Tyshawn Sorey’s powerful sounds of silence
It was a busy week for Tyshawn Sorey this past spring at the Big Ears Festival in Knoxville, Tenn., packed with a mix of collaborative projects, public talks and performances. We had a hard time fitting this conversation into his schedule, but as soon as we sat down together in the vast open space of the abandoned railroad depot that had become NPR’s makeshift recording studio, all the rush and noise seemed to disappear, and our conversation turned instead to the power of space and silence.
One of the pieces Tyshawn presented at Big Ears was Monochromatic Light (Afterlife), inspired by the Rothko Chapel in Houston and by Morton Feldman’s 1971 score that commemorated the chapel’s opening. That launch event was shrouded in darkness: one year earlier, Mark Rothko had killed himself after completing the suite of 14 large paintings that cover the chapel’s walls. The darkness of this origin story is preserved in Rothko’s color-field paintings, so dark they appear black at first. But really, those paintings are opportunities for the revelation of light. As you stay with them in the space, as rays of sun shift through the chapel’s skylight, the canvases pull you into an awareness of nearly undetectable changes of light and shade. Time loses its normal contours. Space takes on new meaning.

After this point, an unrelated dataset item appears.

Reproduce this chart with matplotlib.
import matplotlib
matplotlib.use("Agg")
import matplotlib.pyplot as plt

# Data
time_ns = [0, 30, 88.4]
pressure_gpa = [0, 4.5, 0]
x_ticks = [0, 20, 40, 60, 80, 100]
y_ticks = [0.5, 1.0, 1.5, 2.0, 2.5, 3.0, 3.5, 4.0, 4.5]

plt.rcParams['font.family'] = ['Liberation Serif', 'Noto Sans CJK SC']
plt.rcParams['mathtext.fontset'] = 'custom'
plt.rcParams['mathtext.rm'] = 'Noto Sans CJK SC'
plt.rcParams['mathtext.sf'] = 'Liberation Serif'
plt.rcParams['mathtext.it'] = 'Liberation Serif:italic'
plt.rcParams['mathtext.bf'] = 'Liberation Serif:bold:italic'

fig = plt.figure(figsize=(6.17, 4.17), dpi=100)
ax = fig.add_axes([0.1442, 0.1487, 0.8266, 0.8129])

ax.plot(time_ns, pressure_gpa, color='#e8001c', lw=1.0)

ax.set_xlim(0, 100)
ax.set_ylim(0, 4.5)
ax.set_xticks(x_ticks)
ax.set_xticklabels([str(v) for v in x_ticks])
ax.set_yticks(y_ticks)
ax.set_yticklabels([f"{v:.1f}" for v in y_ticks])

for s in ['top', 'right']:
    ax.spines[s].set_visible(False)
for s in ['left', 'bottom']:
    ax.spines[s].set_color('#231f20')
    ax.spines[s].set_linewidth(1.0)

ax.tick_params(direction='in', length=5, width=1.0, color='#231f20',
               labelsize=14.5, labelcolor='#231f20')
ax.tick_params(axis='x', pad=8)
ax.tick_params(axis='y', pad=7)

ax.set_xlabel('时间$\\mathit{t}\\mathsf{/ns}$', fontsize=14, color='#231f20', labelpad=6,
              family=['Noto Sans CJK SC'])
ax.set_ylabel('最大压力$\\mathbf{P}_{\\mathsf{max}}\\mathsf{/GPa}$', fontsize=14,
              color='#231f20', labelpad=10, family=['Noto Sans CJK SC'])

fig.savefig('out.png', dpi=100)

To achieve a distillation of that intensity in music means letting go of conventions and structures. For Tyshawn, that is common practice. As a drummer, trombonist and pianist, as well as a composer, he moves fluidly through both improvisational and notated music, centering the exploration of texture and time in a prolific body of work that ranges from solo piano to symphony orchestra. Like Rothko’s chapel paintings, Tyshawn’s musical canvas leaves room for the listener’s experience, evolving slowly through the subtlest shifts of color and light.
The night before my conversation with Tyshawn, I had dinner with bass-baritone Davóne Tines, one of the lead artists in Monochromatic Light (Afterlife). He met me in between his afternoon and evening performances of the nearly hour-long piece, an immersive invocation that requires unbreaking focus from the musicians as they navigate its wandering trajectory. But Davóne didn’t seem exhausted, just hungry. “I feel really chill,” he told me. “It’s the silences, the spaces — those are places of reflection and rest.”
Reflection and rest, and perhaps release and relief. Just as the extreme darkness of Rothko’s canvases lets light find its way, Tyshawn Sorey’s silences allow for space and time, and blessed respite from the speed and noise of this fast-moving world.